This Colorado Ski Resort Is Offering Free Lift Tickets to Everybody on Opening Day
The opening day of a new ski season is usually quite a bash. Resorts often host champagne toasts and ceremonial rides on the season’s first chairlift up the hill, as well as the usual lively après ski scene with barbecues and live bands. One Colorado local even camped outside in the parking lot at the Loveland Ski Area just to get bragging rights for being on the first chair of the season in the Rockies, back on October 29.
The opening day of another Colorado mountain, Crested Butte, is scheduled for Wednesday, November 25 (the day before Thanksgiving), and there’s extra reason for skiers and snowboarders to be excited—because lift passes are 100%, no-strings-attached free for all.

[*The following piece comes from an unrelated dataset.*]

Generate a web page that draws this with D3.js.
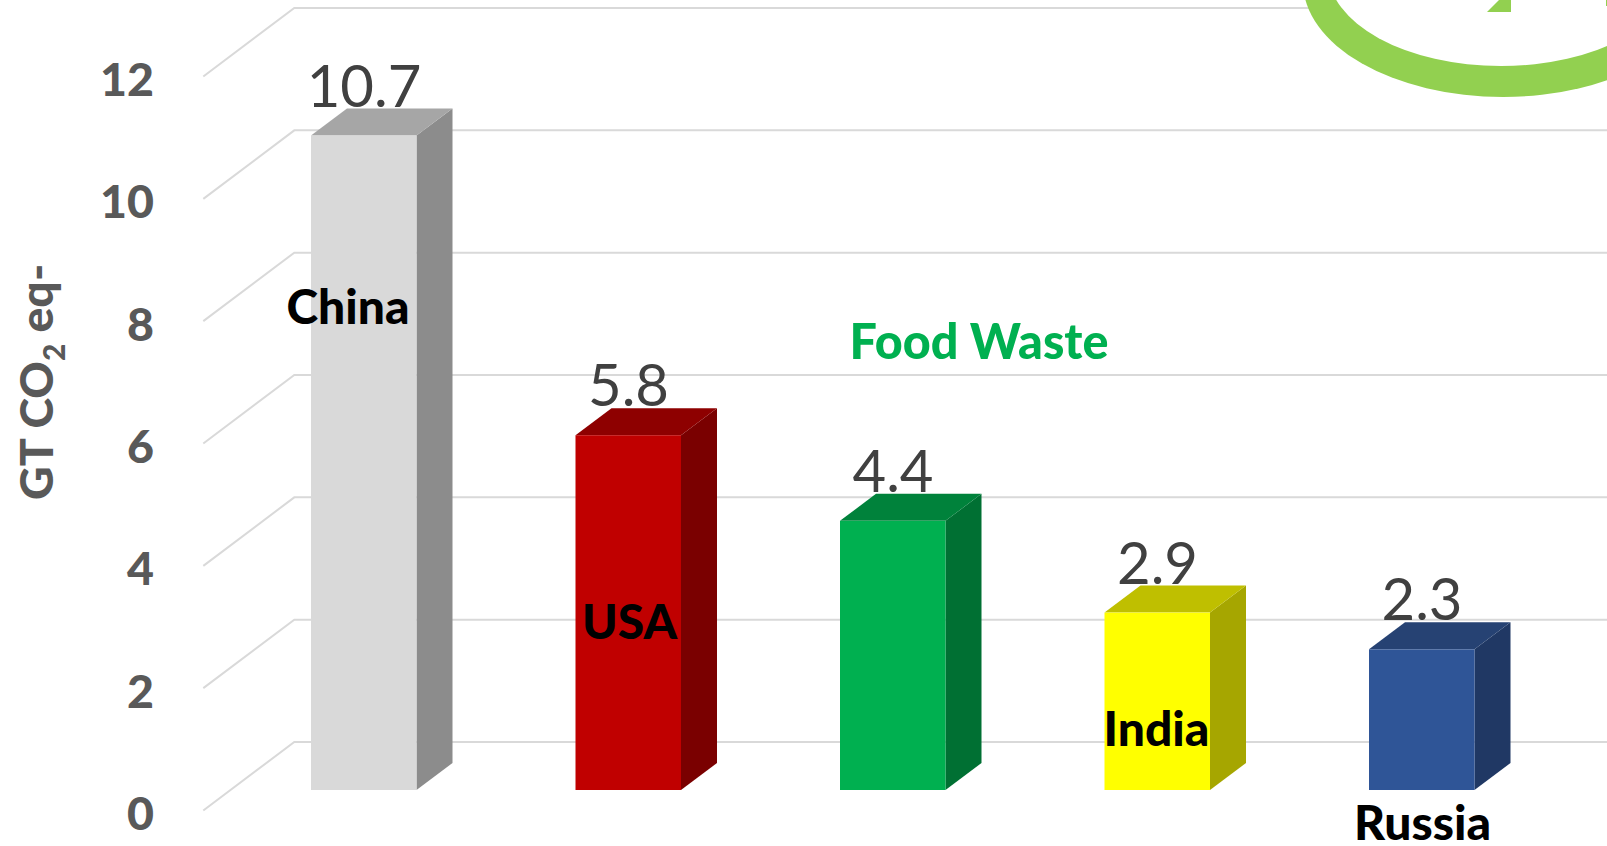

A free opening day has come to be tradition for Crested Butte. It’s got a fairly remote location, outside of Gunnison, and as such it doesn’t have to worry as much about the gigantic crowds drawn to ski mountains closer to big cities. One can only imagine the mob scene that would result if a resort within driving distance of Denver, or perhaps Boston, decided to offer free lift tickets.
Every year, Crested Butte has a special theme to go with opening day, and the 2015 edition is a pirate theme. “Wear your best Pirate costume and join the festivities” for a special First Chair celebration with a Champagne toast at 9 a.m., the resort site proclaims. (To clarify, pirate gear is encouraged, but not required for free lift tickets.)
The early season deals at Crested Butte continue past opening day, mind you. From Thanksgiving through December 18, kids ages 12 and under ski free, with no lodging stay or other purchase required.
While this is one of the best early season ski deals, it’s hardly the only one. Diehards may show up on opening day and in the weeks between Thanksgiving and Christmas, but for the most part, this is an extremely slow period for ski resorts. Understandably, then, deals on lift tickets and lodging abound to drum up business before peak season arrives.